**Goal of the exercise**
Output the material exactly, but drop every image it holds.

(begin)

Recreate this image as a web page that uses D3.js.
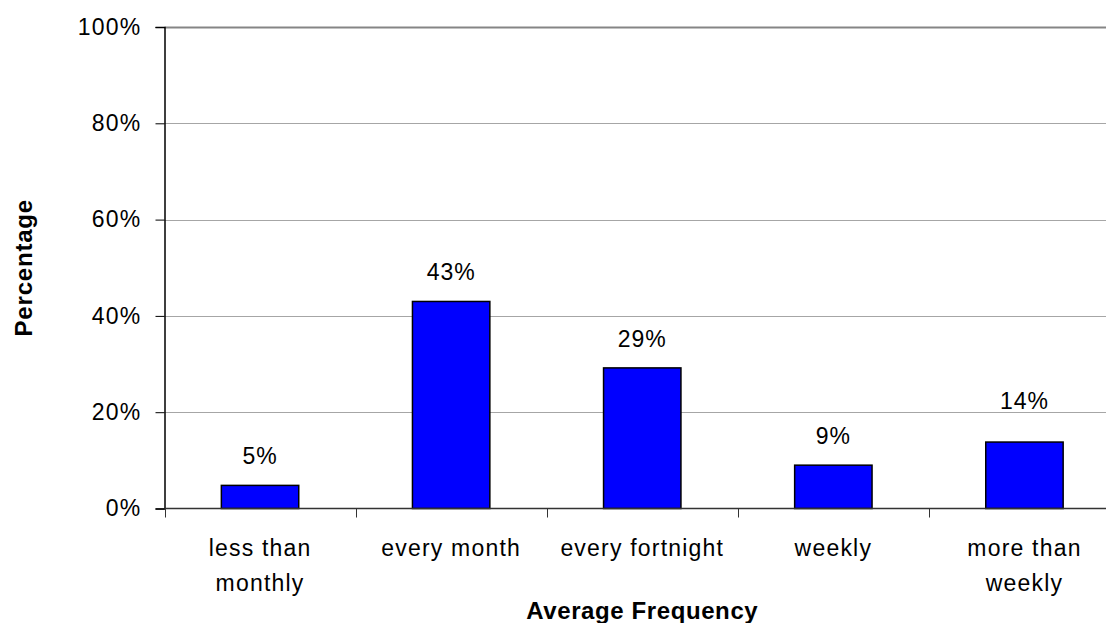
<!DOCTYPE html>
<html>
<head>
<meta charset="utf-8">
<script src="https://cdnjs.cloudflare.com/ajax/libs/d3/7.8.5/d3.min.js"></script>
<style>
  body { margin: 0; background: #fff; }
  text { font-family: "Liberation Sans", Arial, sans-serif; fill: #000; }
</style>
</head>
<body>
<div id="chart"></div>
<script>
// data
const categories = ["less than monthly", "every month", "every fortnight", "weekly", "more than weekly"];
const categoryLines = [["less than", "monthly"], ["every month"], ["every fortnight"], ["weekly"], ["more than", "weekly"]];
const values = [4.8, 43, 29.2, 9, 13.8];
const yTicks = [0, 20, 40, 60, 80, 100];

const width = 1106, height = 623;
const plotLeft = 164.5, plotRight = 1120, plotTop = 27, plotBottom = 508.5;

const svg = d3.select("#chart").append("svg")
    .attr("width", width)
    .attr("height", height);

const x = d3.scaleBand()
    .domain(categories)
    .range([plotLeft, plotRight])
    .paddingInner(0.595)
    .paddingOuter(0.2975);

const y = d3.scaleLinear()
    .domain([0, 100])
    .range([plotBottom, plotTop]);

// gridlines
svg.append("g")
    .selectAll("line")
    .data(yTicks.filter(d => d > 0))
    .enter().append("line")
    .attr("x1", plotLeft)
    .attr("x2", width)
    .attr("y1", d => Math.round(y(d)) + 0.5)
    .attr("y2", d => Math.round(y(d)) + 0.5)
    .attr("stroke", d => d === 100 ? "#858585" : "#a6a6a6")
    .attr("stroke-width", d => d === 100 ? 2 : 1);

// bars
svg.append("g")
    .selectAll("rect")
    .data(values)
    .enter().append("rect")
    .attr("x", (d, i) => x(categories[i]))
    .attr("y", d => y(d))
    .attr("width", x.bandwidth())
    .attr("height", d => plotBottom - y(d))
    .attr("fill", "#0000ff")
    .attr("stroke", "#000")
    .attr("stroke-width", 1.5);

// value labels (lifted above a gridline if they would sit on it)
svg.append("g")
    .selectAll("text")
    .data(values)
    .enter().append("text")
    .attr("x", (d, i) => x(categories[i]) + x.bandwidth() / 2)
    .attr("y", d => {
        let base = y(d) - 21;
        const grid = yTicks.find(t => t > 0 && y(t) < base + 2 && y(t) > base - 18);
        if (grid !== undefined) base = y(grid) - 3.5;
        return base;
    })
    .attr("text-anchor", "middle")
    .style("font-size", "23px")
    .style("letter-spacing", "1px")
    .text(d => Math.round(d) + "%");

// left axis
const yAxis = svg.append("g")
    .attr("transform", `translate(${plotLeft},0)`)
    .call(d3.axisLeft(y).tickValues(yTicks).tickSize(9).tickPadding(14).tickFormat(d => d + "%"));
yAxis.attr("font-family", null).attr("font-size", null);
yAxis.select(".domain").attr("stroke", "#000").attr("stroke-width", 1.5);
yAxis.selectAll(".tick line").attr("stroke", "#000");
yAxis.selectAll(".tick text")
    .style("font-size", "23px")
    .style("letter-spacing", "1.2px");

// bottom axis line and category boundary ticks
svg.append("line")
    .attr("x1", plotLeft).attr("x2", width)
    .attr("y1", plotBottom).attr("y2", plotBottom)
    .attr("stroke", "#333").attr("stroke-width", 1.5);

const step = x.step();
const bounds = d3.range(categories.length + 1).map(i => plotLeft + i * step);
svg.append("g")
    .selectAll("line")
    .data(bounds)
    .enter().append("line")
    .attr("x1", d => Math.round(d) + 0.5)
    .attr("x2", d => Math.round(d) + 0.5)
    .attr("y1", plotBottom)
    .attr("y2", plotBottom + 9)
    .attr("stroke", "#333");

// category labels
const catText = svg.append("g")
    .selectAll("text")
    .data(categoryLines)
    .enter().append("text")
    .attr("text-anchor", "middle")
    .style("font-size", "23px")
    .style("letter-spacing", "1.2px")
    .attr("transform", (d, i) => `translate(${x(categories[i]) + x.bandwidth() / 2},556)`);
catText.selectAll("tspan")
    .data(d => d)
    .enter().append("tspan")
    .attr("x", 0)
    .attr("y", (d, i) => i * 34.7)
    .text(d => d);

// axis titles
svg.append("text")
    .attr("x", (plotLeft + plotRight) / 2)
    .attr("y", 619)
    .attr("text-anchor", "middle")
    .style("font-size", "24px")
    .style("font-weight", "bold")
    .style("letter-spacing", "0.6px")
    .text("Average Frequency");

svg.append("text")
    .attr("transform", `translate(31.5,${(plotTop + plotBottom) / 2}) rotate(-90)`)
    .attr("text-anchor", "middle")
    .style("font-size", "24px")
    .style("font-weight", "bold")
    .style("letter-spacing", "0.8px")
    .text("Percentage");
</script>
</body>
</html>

(end)

**Complete answer**
Recreate this image as a web page that uses D3.js.
<!DOCTYPE html>
<html>
<head>
<meta charset="utf-8">
<script src="https://cdnjs.cloudflare.com/ajax/libs/d3/7.8.5/d3.min.js"></script>
<style>
  body { margin: 0; background: #fff; }
  text { font-family: "Liberation Sans", Arial, sans-serif; fill: #000; }
</style>
</head>
<body>
<div id="chart"></div>
<script>
// data
const categories = ["less than monthly", "every month", "every fortnight", "weekly", "more than weekly"];
const categoryLines = [["less than", "monthly"], ["every month"], ["every fortnight"], ["weekly"], ["more than", "weekly"]];
const values = [4.8, 43, 29.2, 9, 13.8];
const yTicks = [0, 20, 40, 60, 80, 100];

const width = 1106, height = 623;
const plotLeft = 164.5, plotRight = 1120, plotTop = 27, plotBottom = 508.5;

const svg = d3.select("#chart").append("svg")
    .attr("width", width)
    .attr("height", height);

const x = d3.scaleBand()
    .domain(categories)
    .range([plotLeft, plotRight])
    .paddingInner(0.595)
    .paddingOuter(0.2975);

const y = d3.scaleLinear()
    .domain([0, 100])
    .range([plotBottom, plotTop]);

// gridlines
svg.append("g")
    .selectAll("line")
    .data(yTicks.filter(d => d > 0))
    .enter().append("line")
    .attr("x1", plotLeft)
    .attr("x2", width)
    .attr("y1", d => Math.round(y(d)) + 0.5)
    .attr("y2", d => Math.round(y(d)) + 0.5)
    .attr("stroke", d => d === 100 ? "#858585" : "#a6a6a6")
    .attr("stroke-width", d => d === 100 ? 2 : 1);

// bars
svg.append("g")
    .selectAll("rect")
    .data(values)
    .enter().append("rect")
    .attr("x", (d, i) => x(categories[i]))
    .attr("y", d => y(d))
    .attr("width", x.bandwidth())
    .attr("height", d => plotBottom - y(d))
    .attr("fill", "#0000ff")
    .attr("stroke", "#000")
    .attr("stroke-width", 1.5);

// value labels (lifted above a gridline if they would sit on it)
svg.append("g")
    .selectAll("text")
    .data(values)
    .enter().append("text")
    .attr("x", (d, i) => x(categories[i]) + x.bandwidth() / 2)
    .attr("y", d => {
        let base = y(d) - 21;
        const grid = yTicks.find(t => t > 0 && y(t) < base + 2 && y(t) > base - 18);
        if (grid !== undefined) base = y(grid) - 3.5;
        return base;
    })
    .attr("text-anchor", "middle")
    .style("font-size", "23px")
    .style("letter-spacing", "1px")
    .text(d => Math.round(d) + "%");

// left axis
const yAxis = svg.append("g")
    .attr("transform", `translate(${plotLeft},0)`)
    .call(d3.axisLeft(y).tickValues(yTicks).tickSize(9).tickPadding(14).tickFormat(d => d + "%"));
yAxis.attr("font-family", null).attr("font-size", null);
yAxis.select(".domain").attr("stroke", "#000").attr("stroke-width", 1.5);
yAxis.selectAll(".tick line").attr("stroke", "#000");
yAxis.selectAll(".tick text")
    .style("font-size", "23px")
    .style("letter-spacing", "1.2px");

// bottom axis line and category boundary ticks
svg.append("line")
    .attr("x1", plotLeft).attr("x2", width)
    .attr("y1", plotBottom).attr("y2", plotBottom)
    .attr("stroke", "#333").attr("stroke-width", 1.5);

const step = x.step();
const bounds = d3.range(categories.length + 1).map(i => plotLeft + i * step);
svg.append("g")
    .selectAll("line")
    .data(bounds)
    .enter().append("line")
    .attr("x1", d => Math.round(d) + 0.5)
    .attr("x2", d => Math.round(d) + 0.5)
    .attr("y1", plotBottom)
    .attr("y2", plotBottom + 9)
    .attr("stroke", "#333");

// category labels
const catText = svg.append("g")
    .selectAll("text")
    .data(categoryLines)
    .enter().append("text")
    .attr("text-anchor", "middle")
    .style("font-size", "23px")
    .style("letter-spacing", "1.2px")
    .attr("transform", (d, i) => `translate(${x(categories[i]) + x.bandwidth() / 2},556)`);
catText.selectAll("tspan")
    .data(d => d)
    .enter().append("tspan")
    .attr("x", 0)
    .attr("y", (d, i) => i * 34.7)
    .text(d => d);

// axis titles
svg.append("text")
    .attr("x", (plotLeft + plotRight) / 2)
    .attr("y", 619)
    .attr("text-anchor", "middle")
    .style("font-size", "24px")
    .style("font-weight", "bold")
    .style("letter-spacing", "0.6px")
    .text("Average Frequency");

svg.append("text")
    .attr("transform", `translate(31.5,${(plotTop + plotBottom) / 2}) rotate(-90)`)
    .attr("text-anchor", "middle")
    .style("font-size", "24px")
    .style("font-weight", "bold")
    .style("letter-spacing", "0.8px")
    .text("Percentage");
</script>
</body>
</html>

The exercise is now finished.